Elucubraciones aparte, la decisión
de Alonso no ha estado exenta de polémica, no tanto por su inoportuno
oportunismo sino por el hecho de que actos de este tipo constituyen un nuevo
modo de censura, postcensura que se
dice ahora, que no casa bien con el derecho a la libertad de expresión que, en
general, se reconoce como un pilar básico de las sociedades que se pretenden
democráticas y respetuosas con los derechos humanos. Y es que acciones
como la de Alonso responden más a un intento de satisfacer las exigencias del
imperio de la corrección y la dictadura de los ofendidos de uno y otro signo,
desde la Iglesia hasta la gente progre,
que a una verdadera apuesta política por la lucha contra la desigualdad. Sin
duda, algunas de las letras de Maluma rezuman un machismo execrable, pero algo
más tendrá para que esté en el punto de mira de los nuevos biempensantes de la
sociedad, habida cuenta de que el machismo que sirve de pretexto a los
martillos del reguetón está también presente en otros géneros musicales como el
rock, tan aplaudido por los que se rasgan las vestiduras ante este nuevo
demonio musical, no digamos ya el bolero o el tango, que tanto arraigo tienen
en Canarias, o incluso el propio folclore canario.
Y
es que un día criticamos el machismo de Maluma o Daddy Yankee y al siguiente
damos rienda suelta a nuestros cuerpos al ritmo del buen y genuino rock’n roll
de los Mojinos en Arucas, con toda su carga de humor ácido en el que las
mujeres desde luego no salen bien paradas.
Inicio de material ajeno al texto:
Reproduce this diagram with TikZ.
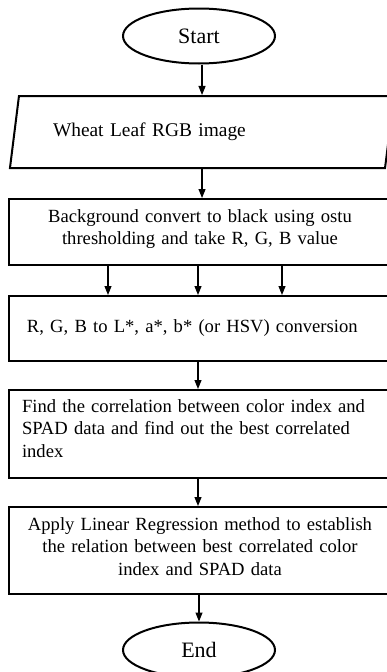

O nos vamos de romería y todos
juntos cantamos ese himno a la servidumbre doméstica de la mujer que tiene por
estribillo “pobrecillo novio, ¡ay pobre Rafael!”. Así las cosas, tengo para mí
que la cruzada contra el reguetón tiene más de conflicto intergeneracional que
de lucha contra la violencia de género. Por lo demás, la censura, en cualquiera
de sus formas, se ha revelado ciertamente ineficaz e incluso, en ocasiones,
consigue el efecto contrario del perseguido, como creo que pasa con las estrellas
de reguetón, que serían auténticos desconocidos para quienes peinamos canas si
no fuera porque los guardianes de la moral y las buenas costumbres se han
encargado de señalarlos. Por cierto, que tengo un par de libros de filosofía
publicados y aún albergo la esperanza de que alguno de estos nuevos adalides de
los ofendidos del mundo les coja ojeriza y me haga famoso.